En una tarde de espléndidos 20 grados, River estrenó su opulencia edilicia, su casa reformada, para alojar el superclásico con mayor cantidad de asistentes en la historia argentina y uno de los más nutridos del mundo: 85.018 espectadores, lleno total. Aunque el número, con el “18” al final y su guiño a la final de la Libertadores en Madrid 2018, permite desconfiar de la certeza de la cifra, la cantidad exacta de espectadores ronda ese número.
Pero, además de mucha gente y un triunfo de 2 a 1 para el local, en Núñez el fútbol mostró las dos caras que desde hace ya un par de años lo definen. Sigue siendo el más popular de los deportes, con colectivos escolares en dudosa condición que transportaron miles de hinchas desde todos los rincones del conurbano. Pero también es el espectáculo que atrajo a un centenar de hinchas que pagaron alrededor de 800 dólares por una entrada en el Hospitality de la San Martín, una experiencia que incluye estacionamiento, catering gourmet y, también, casi como complemento, un partido de fútbol de alto vuelo.
“Generar el efecto caldero, que la cancha se sienta como un infierno”, ese fue el objetivo con que hace cinco años, en plena pandemia, River comenzó la reforma más ambiciosa de su historia. Y vaya si lo logró.
A las 15.27, cuando los 11 dirigidos por Marcelo Gallardo pisaron el césped inmaculado del Monumental, el estadio explotó en un grito atronador. A las 15.28, el grito fue “¡Muñeco, Muñeco!”. Y a las 15.29 sonó el hit: “El que no salta, murió en Madrid”.
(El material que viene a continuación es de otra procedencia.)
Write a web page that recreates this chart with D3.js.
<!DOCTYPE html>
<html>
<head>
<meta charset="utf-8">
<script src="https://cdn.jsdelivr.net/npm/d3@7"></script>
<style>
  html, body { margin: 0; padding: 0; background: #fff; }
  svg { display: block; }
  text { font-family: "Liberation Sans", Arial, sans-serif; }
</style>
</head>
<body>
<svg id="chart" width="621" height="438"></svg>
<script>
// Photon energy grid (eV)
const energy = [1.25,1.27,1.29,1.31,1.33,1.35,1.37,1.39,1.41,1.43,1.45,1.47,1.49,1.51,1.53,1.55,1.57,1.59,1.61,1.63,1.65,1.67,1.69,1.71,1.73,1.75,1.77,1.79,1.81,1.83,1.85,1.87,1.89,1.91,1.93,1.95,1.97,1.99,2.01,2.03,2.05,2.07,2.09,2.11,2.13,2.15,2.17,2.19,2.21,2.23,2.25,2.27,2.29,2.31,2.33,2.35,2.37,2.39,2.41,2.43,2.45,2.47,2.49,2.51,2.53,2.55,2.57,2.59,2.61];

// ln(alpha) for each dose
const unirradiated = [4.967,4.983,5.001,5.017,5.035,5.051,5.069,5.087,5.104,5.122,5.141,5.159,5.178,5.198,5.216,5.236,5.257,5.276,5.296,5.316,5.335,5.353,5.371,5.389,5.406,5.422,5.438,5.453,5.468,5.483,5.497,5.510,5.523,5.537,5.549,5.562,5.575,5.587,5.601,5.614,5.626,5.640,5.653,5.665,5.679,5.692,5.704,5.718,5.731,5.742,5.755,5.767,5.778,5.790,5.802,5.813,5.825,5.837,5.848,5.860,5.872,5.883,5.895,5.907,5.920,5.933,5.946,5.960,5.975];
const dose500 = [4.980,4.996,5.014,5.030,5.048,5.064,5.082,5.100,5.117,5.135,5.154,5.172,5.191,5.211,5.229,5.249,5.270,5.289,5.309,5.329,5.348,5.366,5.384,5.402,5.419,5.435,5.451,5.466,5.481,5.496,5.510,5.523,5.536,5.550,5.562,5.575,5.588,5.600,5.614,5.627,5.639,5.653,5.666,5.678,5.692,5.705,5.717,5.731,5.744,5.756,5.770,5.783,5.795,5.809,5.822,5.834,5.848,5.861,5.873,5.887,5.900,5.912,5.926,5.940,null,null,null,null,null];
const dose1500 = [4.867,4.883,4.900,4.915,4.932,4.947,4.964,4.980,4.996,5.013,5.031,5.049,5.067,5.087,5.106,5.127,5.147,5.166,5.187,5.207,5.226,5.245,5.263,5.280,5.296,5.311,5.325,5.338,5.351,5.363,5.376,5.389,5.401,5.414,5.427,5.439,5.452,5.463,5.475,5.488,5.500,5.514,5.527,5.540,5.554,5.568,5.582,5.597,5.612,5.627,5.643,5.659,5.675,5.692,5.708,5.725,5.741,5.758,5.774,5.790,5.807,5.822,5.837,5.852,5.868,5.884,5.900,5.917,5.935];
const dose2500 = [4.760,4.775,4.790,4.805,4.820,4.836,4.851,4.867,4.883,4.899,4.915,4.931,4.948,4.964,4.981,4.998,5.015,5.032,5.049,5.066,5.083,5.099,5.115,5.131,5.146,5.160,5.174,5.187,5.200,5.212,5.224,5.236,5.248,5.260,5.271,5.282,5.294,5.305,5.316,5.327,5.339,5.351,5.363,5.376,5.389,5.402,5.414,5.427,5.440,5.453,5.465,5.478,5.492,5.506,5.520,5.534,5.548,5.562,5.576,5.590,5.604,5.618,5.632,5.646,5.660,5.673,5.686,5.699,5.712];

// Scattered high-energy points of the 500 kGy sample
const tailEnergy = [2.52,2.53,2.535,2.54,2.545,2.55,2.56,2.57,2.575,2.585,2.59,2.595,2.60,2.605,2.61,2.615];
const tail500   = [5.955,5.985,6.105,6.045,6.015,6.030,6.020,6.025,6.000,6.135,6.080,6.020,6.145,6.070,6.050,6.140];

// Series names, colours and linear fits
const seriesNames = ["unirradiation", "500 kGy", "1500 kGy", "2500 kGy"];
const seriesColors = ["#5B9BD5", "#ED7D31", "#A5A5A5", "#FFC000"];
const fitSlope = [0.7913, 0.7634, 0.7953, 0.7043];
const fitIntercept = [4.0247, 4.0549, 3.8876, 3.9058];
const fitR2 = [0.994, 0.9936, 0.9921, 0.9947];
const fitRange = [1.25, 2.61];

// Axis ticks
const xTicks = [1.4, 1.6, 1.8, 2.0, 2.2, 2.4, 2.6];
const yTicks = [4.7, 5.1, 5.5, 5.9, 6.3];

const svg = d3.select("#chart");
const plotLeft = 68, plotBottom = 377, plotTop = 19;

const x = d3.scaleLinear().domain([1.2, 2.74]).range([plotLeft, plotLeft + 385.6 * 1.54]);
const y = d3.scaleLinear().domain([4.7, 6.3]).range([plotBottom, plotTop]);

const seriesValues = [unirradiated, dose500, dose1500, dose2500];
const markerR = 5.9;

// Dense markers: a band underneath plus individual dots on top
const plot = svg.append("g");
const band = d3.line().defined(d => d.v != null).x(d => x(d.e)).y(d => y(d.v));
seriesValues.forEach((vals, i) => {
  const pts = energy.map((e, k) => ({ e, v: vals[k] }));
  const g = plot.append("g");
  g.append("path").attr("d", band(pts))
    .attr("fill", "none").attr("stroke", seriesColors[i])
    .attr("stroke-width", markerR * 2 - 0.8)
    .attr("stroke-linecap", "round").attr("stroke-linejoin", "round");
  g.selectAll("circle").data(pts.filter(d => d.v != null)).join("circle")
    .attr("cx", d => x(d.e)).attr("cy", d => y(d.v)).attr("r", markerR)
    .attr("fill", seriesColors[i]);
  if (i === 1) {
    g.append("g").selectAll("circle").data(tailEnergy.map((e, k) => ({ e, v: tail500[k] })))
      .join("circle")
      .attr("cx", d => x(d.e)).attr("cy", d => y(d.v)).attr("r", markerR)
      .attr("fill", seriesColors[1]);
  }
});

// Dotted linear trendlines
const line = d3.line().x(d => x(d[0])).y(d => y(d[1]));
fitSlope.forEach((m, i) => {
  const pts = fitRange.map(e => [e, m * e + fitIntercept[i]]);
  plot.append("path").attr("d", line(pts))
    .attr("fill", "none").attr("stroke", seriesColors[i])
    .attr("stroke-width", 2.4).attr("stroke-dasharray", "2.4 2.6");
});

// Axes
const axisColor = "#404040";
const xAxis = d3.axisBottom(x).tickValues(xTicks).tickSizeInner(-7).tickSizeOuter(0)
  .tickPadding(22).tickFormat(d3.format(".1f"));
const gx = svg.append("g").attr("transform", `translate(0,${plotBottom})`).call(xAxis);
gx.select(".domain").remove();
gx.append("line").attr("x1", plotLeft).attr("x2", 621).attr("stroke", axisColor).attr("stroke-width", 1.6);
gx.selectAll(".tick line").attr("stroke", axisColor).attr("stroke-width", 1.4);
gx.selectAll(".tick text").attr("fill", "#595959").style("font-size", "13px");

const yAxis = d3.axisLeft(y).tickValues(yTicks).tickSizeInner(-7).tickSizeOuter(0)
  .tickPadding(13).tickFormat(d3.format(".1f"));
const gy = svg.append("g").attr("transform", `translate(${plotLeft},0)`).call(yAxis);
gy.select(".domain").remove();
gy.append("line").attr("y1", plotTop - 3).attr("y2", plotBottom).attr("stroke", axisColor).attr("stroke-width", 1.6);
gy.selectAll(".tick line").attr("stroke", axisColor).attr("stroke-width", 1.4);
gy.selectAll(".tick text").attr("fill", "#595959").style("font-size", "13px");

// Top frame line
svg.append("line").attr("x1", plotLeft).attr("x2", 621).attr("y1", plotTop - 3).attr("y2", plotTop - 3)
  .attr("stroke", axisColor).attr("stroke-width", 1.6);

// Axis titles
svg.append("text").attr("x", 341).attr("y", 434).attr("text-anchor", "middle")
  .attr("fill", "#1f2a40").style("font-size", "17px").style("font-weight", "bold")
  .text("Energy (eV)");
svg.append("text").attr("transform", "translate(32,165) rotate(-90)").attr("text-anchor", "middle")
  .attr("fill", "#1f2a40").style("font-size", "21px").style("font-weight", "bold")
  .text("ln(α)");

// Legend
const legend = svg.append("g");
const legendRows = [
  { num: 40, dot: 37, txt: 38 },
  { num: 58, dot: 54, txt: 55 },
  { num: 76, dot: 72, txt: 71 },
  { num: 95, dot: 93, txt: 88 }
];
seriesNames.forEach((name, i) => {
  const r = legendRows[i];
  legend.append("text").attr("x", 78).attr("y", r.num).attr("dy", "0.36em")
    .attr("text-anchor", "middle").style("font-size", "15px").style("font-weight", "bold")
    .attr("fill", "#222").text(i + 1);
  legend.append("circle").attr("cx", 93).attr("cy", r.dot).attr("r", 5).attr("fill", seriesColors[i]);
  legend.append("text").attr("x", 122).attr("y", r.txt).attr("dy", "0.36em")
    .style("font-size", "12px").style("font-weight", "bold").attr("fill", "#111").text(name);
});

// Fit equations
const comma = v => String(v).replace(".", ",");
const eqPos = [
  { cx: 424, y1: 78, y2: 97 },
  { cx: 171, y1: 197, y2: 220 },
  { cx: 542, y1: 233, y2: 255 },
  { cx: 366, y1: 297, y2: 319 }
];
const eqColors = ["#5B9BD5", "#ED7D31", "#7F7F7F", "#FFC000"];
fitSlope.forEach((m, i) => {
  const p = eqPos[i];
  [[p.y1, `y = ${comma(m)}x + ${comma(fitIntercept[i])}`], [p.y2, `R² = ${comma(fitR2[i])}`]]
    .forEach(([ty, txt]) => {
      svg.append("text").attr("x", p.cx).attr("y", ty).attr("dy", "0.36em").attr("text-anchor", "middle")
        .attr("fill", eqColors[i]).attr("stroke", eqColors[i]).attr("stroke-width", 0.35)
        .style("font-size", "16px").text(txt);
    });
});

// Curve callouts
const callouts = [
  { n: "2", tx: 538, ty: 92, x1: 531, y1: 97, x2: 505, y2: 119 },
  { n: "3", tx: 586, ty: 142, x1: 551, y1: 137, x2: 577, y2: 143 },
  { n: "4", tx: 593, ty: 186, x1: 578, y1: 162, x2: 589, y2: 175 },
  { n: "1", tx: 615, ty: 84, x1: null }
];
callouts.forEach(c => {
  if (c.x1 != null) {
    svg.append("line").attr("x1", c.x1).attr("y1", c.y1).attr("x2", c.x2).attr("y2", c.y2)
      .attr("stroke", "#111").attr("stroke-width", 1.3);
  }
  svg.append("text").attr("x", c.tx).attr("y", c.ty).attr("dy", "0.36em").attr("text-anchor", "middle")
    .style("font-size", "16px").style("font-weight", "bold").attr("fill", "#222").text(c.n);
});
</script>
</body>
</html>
Luego siguieron los dos alaridos de los goles locales -la parábola imposible con que Franco Mastantuono inauguró el marcador con un exquisito tiro libre y el remate de Sebastián Driussi, que él mismo convirtió en la ventaja definitiva luego del rebote que dio Marchesin tras un cabezazo del delantero- y, dos horas después, a las 17.30, cuando el último sol calentaba la tribuna San Martín, el estadio tronó por última vez con el silbato que marcó el final.
La explosión de fervor tiene razones del corazón, pero también materiales y arquitectónicas. El nuevo estadio se reformó buscando eso, que transmita pasión, que vibre, incluso que lata, si se permite una expresión tomada del argot boquense, sus primos cercanos, sus íntimos enemigos.
Más pequeña, compacta, la Bombonera siempre ocupó, y acaso siga ocupando, el primer puesto en el ránking de fervor transmitido desde los espectadores a la cancha. El vértigo de sus tribunas, explotadas de hinchas y que caen en picada sobre el campo de juego, siempre fue un contraste con el antiguo estadio de River, más monumental, pero con tribunas alejadas del césped por una -hace décadas inútil- pista de atletismo y muchas veces surcadas por el viento frío que sopla desde el cercano Río de la Plata.
Suplir esa carencia, calentar las tribunas: con ese objetivo en mente Roberto D’Onofrio, el expresidente de River, recorrió estadios del mundo. Buscaba inspiración para la reforma que tenía en mente. El problema, claro, es que la obra no partía de cero. En algún momento se pensó en construir un nuevo estadio en terrenos lindantes a la costa, pero esa opción se terminó descartando.